Tandis qu’on agonise

Un coup de cœur du Carnet

Bruno WAJSKOP, Œil de linge, La muette, 2022, 110 p., 12 €, ISBN : 978-2-35687-881-6

wajskop oeil de lingeMourir. Rien de plus anodin. La preuve : cela arrive à tout le monde, une seule et bonne fois. À moins que… À moins que la caméra d’un système de vidéo-surveillance privé capte vos derniers instants, vos ultimes soubresauts, votre suprême hoquet. Et que vos proches puissent se repasser en boucle cette cabriole majeure, pour vous tragique sans doute, et pas vraiment facile à chiquer sur le moment ; pour eux, face à l’incompréhensible fatalité qui se répète sous leurs yeux, un moment dont l’itération ne fait qu’approfondir l’opacité, éloigne toute réponse, finirait même par émousser la portée cruciale. Car, au fond, « le dernier instant ne diffère pas de celui qui le précède »…

Voilà l’étrange cadeau posthume reçu par la narratrice d’Œil de linge, partie en Gaspésie avec ses enfants et ayant laissé son mari seul pendant l’été. Shraga – c’est son prénom – va enfin pouvoir profiter du calme de la maison vide, pour écrire le fameux éditorial qu’il a tant de peine à boucler sur « ce pays [à] l’histoire honteuse mais fertile ». Une voisine découvre quelques jours plus tard son corps inerte, adossé à la machine à laver, dans la cave. Le temps est suspendu. Retour en catastrophe, l’exposition qu’on devait préparer attendra, les enfants se passeront de vacances. La veuve se précipite sur les enregistrements vidéos du système Secure My side pour constater de visu l’irrémédiable. La perte présente prend alors le dessus sur le passé défunt, défait : « Les images de sa mort m’ont été offertes, et l’intensité de ce spectacle, l’étendue de mon long amour, ont mis de côté les souvenirs. »

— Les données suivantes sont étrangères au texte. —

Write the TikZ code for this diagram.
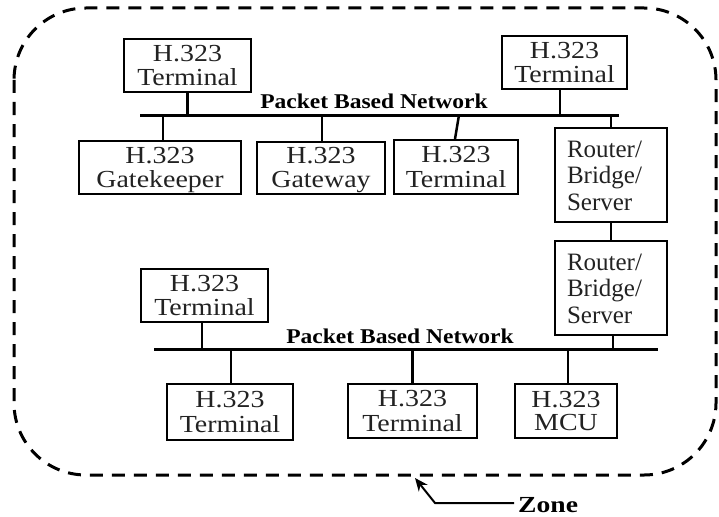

Commence alors la relation d’une longue séance de voyeurisme qui n’a pourtant rien d’érotique. Un homme descend dans un sous-sol, lance un programme sur le sèche-linge, fait un malaise, s’écroule et s’éteint doucement. Bien que muettes, les images parlent d’elles-mêmes. Elles ne disent rien d’autre que l’évidence de la fatalité. Il n’y a rien à comprendre.

Cet inadmissible constat provoque à l’écriture. Il s’y déploie moins un style qu’il ne s’y fait entendre une tonalité – élément sonore de la téléphonie qui a disparu de notre modernité, mais que l’écrivain rétablit sur le plan littéraire, en figurant l’attente indéfinie dans laquelle sont suspendus ses personnages. Bruno Wajskop est de ces écrivains qui adaptent la grammaire à l’embarras d’exprimer. Par exemple en créant un mode verbal, « l’impératif imparfait », un motif apparemment récurrent dans sa prose, et où se fondent le conditionnement du temps qui nous est imparti ici-bas, le recul permanent des actes manqués, le rageant inachèvement des destinées que nous nous rêvions.

Ce petit livre semble détaché du réel, flottant dans un monde où il ne se passe rien de déterminant – si ce n’est bien sûr la fermeture du hayon d’une voiture stationnée en double file, l’écoulement de la chasse chez le voisin, autant de rumeurs de la vie perçues de loin, tandis qu’on agonise. Mais c’est peut-être, dans le paysage littéraire de « ce très confortable pays », le plus lointain coup de sonde porté depuis longtemps dans les profonds mystères de la banalité. Voire dans la profonde banalité du mystère.